Charts and diagrams as code
━━━━━━━━━━━━━━━━━━━━━━━━━━━━━━
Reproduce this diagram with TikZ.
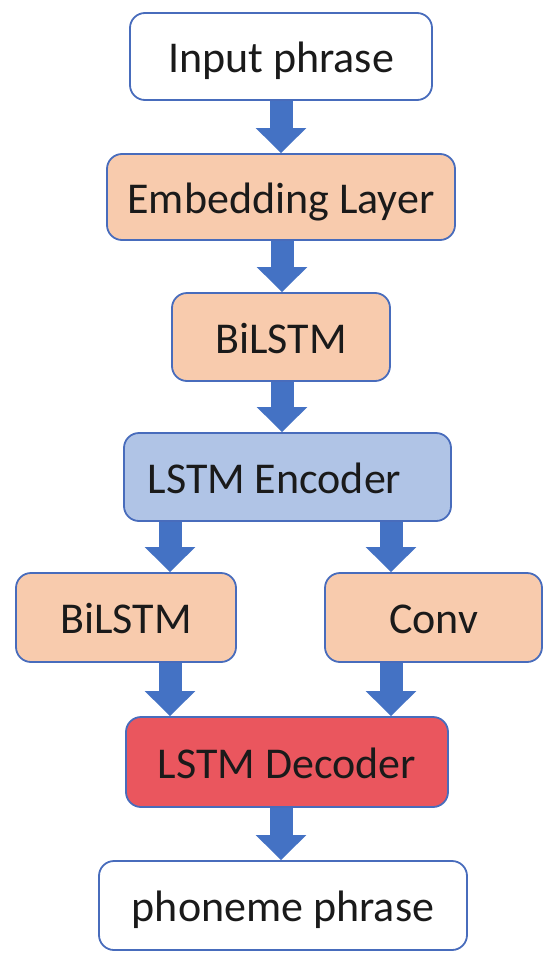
\documentclass[tikz,border=0pt]{standalone}
\usepackage{fontspec}
\setmainfont{Carlito}
\usetikzlibrary{arrows.meta,backgrounds}
\definecolor{bordc}{RGB}{72,108,188}
\definecolor{arrc}{RGB}{68,114,196}
\definecolor{orfill}{RGB}{248,203,173}
\definecolor{blfill}{RGB}{176,196,230}
\definecolor{rdfill}{RGB}{234,86,94}
\definecolor{txtc}{RGB}{26,26,26}
\tikzset{
  box/.style={draw=bordc, line width=1.8pt, rounded corners=15pt, rectangle,
    inner sep=0pt, text=txtc, font=\fontsize{44}{50}\selectfont,
    text height=40pt, text depth=8pt},
  fatarrow/.style={draw=arrc, line width=23pt,
    -{Triangle[width=49pt,length=25pt]}}
}
\begin{document}
\begin{tikzpicture}[x=1pt,y=-1pt]
\useasboundingbox (0,0) rectangle (550,969);
\node[box, fill=white, minimum width=302pt, minimum height=87pt] (in) at (281,56.5) {Input phrase};
\node[box, fill=orfill, minimum width=348pt, minimum height=86pt] (emb) at (281,197) {Embedding Layer};
\node[box, fill=orfill, minimum width=218pt, minimum height=88pt] (bil1) at (281,337) {BiLSTM};
\node[box, fill=blfill, minimum width=327pt, minimum height=88pt] (enc) at (287.5,477) {\hspace*{-26pt}LSTM Encoder};
\node[box, fill=orfill, minimum width=220pt, minimum height=89pt] (bil2) at (126,617.5) {BiLSTM};
\node[box, fill=orfill, minimum width=217pt, minimum height=89pt] (conv) at (433.5,617.5) {Conv};
\node[box, fill=rdfill, minimum width=322pt, minimum height=90pt] (dec) at (287,762) {LSTM Decoder};
\node[box, fill=white, minimum width=368pt, minimum height=89pt] (out) at (283,905.5) {phoneme phrase};
\coordinate (cl) at (170,0);
\coordinate (cr) at (391,0);
\coordinate (cm) at (281,0);
\coordinate (cm2) at (282,0);
\begin{scope}[on background layer]
\draw[fatarrow] (in.south -| cm) -- (emb.north -| cm);
\draw[fatarrow] (emb.south -| cm2) -- (bil1.north -| cm2);
\draw[fatarrow] (bil1.south -| cm2) -- (enc.north -| cm2);
\draw[fatarrow] (enc.south -| cl) -- (bil2.north -| cl);
\draw[fatarrow] (enc.south -| cr) -- (conv.north -| cr);
\draw[fatarrow] (bil2.south -| cl) -- (dec.north -| cl);
\draw[fatarrow] (conv.south -| cr) -- (dec.north -| cr);
\draw[fatarrow] (dec.south -| cm) -- (out.north -| cm);
\end{scope}
\end{tikzpicture}
\end{document}
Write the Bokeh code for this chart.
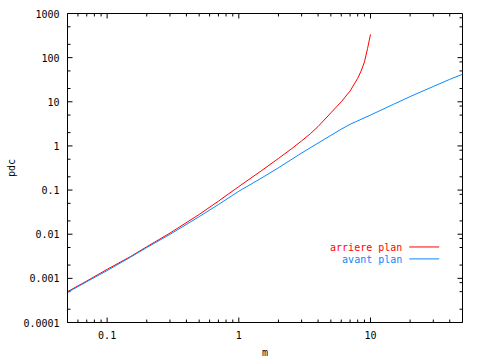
import numpy as np
from bokeh.plotting import figure
from bokeh.models import Range1d, FixedTicker, CustomJSTickFormatter
from bokeh.core.properties import value
from bokeh.embed import file_html
from bokeh.resources import INLINE

# ---- data ----
red_x = [0.05, 0.07, 0.1, 0.15, 0.2, 0.3, 0.5, 0.7, 1, 1.5, 2, 2.5, 3, 3.5, 4, 5, 6, 7, 8, 8.5, 9, 9.5, 9.8, 10]
red_y = [0.0005, 0.00087, 0.0016, 0.0031, 0.0052, 0.0106, 0.028, 0.056, 0.12, 0.28, 0.52, 0.85, 1.3,
         1.9, 2.75, 5.6, 10, 17.5, 34, 50, 80, 160, 250, 336]

blue_x = [0.05, 0.07, 0.1, 0.15, 0.2, 0.3, 0.5, 0.7, 1, 1.5, 2, 3, 4, 5, 6, 7, 8, 10, 15, 20, 30, 40, 50]
blue_y = [0.00048, 0.00084, 0.0015, 0.003, 0.005, 0.0099, 0.025, 0.047, 0.094, 0.19, 0.32, 0.69, 1.16,
          1.73, 2.4, 3.09, 3.7, 5.0, 8.8, 13.1, 22.2, 32.2, 42]

series_labels = ["arriere plan", "avant plan"]
series_colors = ["#ff0000", "#0a88ff"]

x_major = [0.1, 1, 10]
x_minor = [0.06, 0.07, 0.08, 0.09, 0.2, 0.3, 0.4, 0.5, 0.6, 0.7, 0.8, 0.9,
           2, 3, 4, 5, 6, 7, 8, 9, 20, 30, 40]
y_major = [0.0001, 0.001, 0.01, 0.1, 1, 10, 100, 1000]
y_minor_left = [m * d for d in y_major[:-1] for m in (2, 5)]
y_minor_right = [m * d for d in y_major[:-1] for m in (2, 5, 8)]

X_MIN, X_MAX = 0.05, 50
Y_MIN, Y_MAX = 0.0001, 1000

FONT = "DejaVu Sans Mono"

# layout
W, H = 480, 360
BL, BR, BT, BB = 67, 18, 13, 36
FW, FH = W - BL - BR, H - BT - BB
MAJOR_LEN, MINOR_LEN = 5, 3

p = figure(width=W, height=H, x_axis_type="log", y_axis_type="log",
           x_range=Range1d(X_MIN, X_MAX), y_range=Range1d(Y_MIN, Y_MAX),
           output_backend="svg", toolbar_location=None,
           min_border_left=BL, min_border_right=BR, min_border_top=BT, min_border_bottom=BB,
           x_axis_label="m", y_axis_label="pdc")
p.grid.visible = False
p.outline_line_color = "black"
p.outline_line_width = 1
p.background_fill_color = "white"
p.border_fill_color = "white"


def style(ax, major, standoff, label_standoff):
    ax.ticker = FixedTicker(ticks=major, minor_ticks=[])
    ax.axis_line_color = "black"
    ax.major_tick_line_color = None
    ax.minor_tick_line_color = None
    ax.major_tick_in = 0
    ax.major_tick_out = 0
    ax.minor_tick_in = 0
    ax.minor_tick_out = 0
    ax.formatter = CustomJSTickFormatter(code="return tick.toString();")
    ax.major_label_text_font = FONT
    ax.major_label_text_font_size = "10px"
    ax.major_label_text_color = "black"
    ax.major_label_standoff = standoff
    ax.axis_label_text_font = FONT
    ax.axis_label_text_font_size = "10px"
    ax.axis_label_text_font_style = "normal"
    ax.axis_label_text_color = "black"
    ax.axis_label_standoff = label_standoff


style(p.below[0], x_major, 8, 5)
style(p.left[0], y_major, 8, 3)

# ---- inward tick marks (gnuplot style, mirrored on all four sides) ----
def x_len(px):
    return 10 ** (px * np.log10(X_MAX / X_MIN) / FW)


def y_len(px):
    return 10 ** (px * np.log10(Y_MAX / Y_MIN) / FH)


tx0, tx1, ty0, ty1 = [], [], [], []
for ticks, L in ((x_major, MAJOR_LEN), (x_minor, MINOR_LEN)):
    for v in ticks:
        tx0 += [v, v]; tx1 += [v, v]
        ty0 += [Y_MIN, Y_MAX]; ty1 += [Y_MIN * y_len(L), Y_MAX / y_len(L)]
for v in y_major:
    tx0 += [X_MIN, X_MAX]; tx1 += [X_MIN * x_len(MAJOR_LEN), X_MAX / x_len(MAJOR_LEN)]
    ty0 += [v, v]; ty1 += [v, v]
for v in y_minor_left:
    tx0.append(X_MIN); tx1.append(X_MIN * x_len(MINOR_LEN)); ty0.append(v); ty1.append(v)
for v in y_minor_right:
    tx0.append(X_MAX); tx1.append(X_MAX / x_len(MINOR_LEN)); ty0.append(v); ty1.append(v)
p.segment(x0=tx0, y0=ty0, x1=tx1, y1=ty1, line_color="black", line_width=1)

# ---- curves ----
p.line(red_x, red_y, line_color=series_colors[0], line_width=1)
p.line(blue_x, blue_y, line_color=series_colors[1], line_width=1)


# ---- key (gnuplot style: text right-aligned, then line sample) ----
def fx(f):
    return 10 ** (np.log10(X_MIN) + f * (np.log10(X_MAX) - np.log10(X_MIN)))


def fy(f):
    return 10 ** (np.log10(Y_MIN) + f * (np.log10(Y_MAX) - np.log10(Y_MIN)))


key_text_y = [fy(0.2412), fy(0.2026)]
key_line_y = [fy(0.2444), fy(0.2058)]
p.text(x=[fx(0.8476)] * 2, y=key_text_y, text=series_labels, text_color=series_colors,
       text_align="right", text_baseline="middle", text_font=value(FONT), text_font_size="10px")
p.segment(x0=[fx(0.8652)] * 2, x1=[fx(0.941)] * 2, y0=key_line_y, y1=key_line_y,
          line_color=series_colors, line_width=1)

open("out.html", "w").write(file_html(p, INLINE))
━━━━━━━━━━━━━━━━━━━━━━━━━━━━━━
EXERCISE DIRECTIONS: Only the lines from the one with "Write the Bokeh code for this chart." through the one with "from bokeh.resources import INLINE" belong in your copy; retype them exactly and drop any pictures.

COMPLETE ANSWER:
Write the Bokeh code for this chart.
import numpy as np
from bokeh.plotting import figure
from bokeh.models import Range1d, FixedTicker, CustomJSTickFormatter
from bokeh.core.properties import value
from bokeh.embed import file_html
from bokeh.resources import INLINE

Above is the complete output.